Mockler often joked that he made Proposition 98’s formula complex so that stakeholders in school finance debates would have to hire him to interpret it, and he could afford to send his children to Stanford University.
That may not have been his motive, but Proposition 98, placed on the ballot by the California Teachers Association and other members of the “Education Coalition,” is so complicated that the Capitol’s finance experts don’t always agree on how much money it requires taxpayers to spend on the state’s 6 million K-12 students and nearly 2 million community college students.
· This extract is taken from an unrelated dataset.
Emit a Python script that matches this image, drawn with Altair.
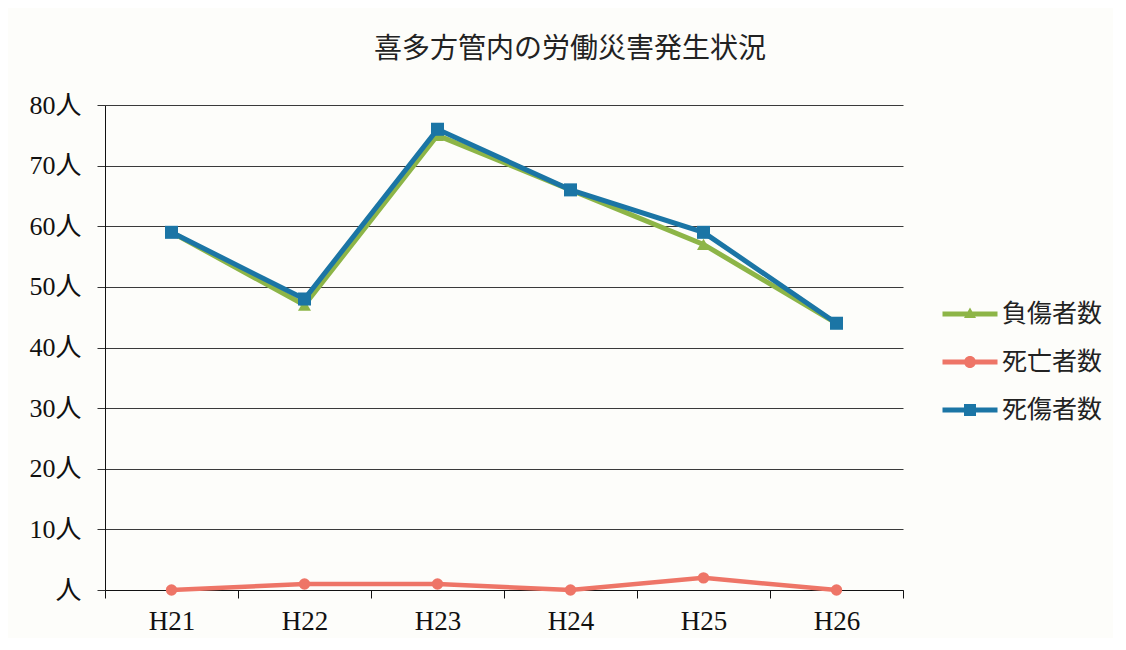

The calculation of Proposition 98’s required spending and its relationship to other expenditures is the annual focal point of Capitol jousting over the state budget. Currently, it governs more than $63 billion a year in state aid and local property taxes.
Greg Lucas, the state librarian whom Mockler asked to write his obituary, describes him as “a lifelong Democrat who cut his teeth on San Francisco union politics in the 1960s and declared himself to be ‘a liberal but not a chump.’”
At various points in his career as the state’s top expert on school finance, Mockler served as executive director of the state Board of Education, former Gov. Gray Davis’ education secretary, the top education aide to former Assembly Speaker Willie Brown, and an adviser to the California Teachers Association and other players in the school finance game.
“His brilliance, tireless energy and wicked humor never allowed bureaucracy or politics to get in the way of what’s right for kids,” Lucas quoted Joe Nunez, executive director of the California Teachers Association. “He solved more state budget crises on the back of a napkin than any governor and did it faster than any computer could be programmed.”
Mockler was known as much for his sense of humor as his fiscal acumen, once asking for the title of “Viceroy” when Brown hired him as his education adviser 35 years ago. The state printing office refused to produce business cards with that title, but when he left Brown’s staff, colleagues presented him with a poster-sized card with that title.
Mockler was born in Chicago but reared in San Diego and received a degree in economics from the University of California, Santa Barbara before beginning his career in politics organizing opposition to Proposition 14, a 1964 ballot measure that would have repealed California’s fair housing law. The measure passed but was invalidated by the state Supreme Court.
Mockler, an avid golfer and inveterate world traveler who logged three holes-in-one, is survived by his life partner, Carol Farris, two children and five grandchildren.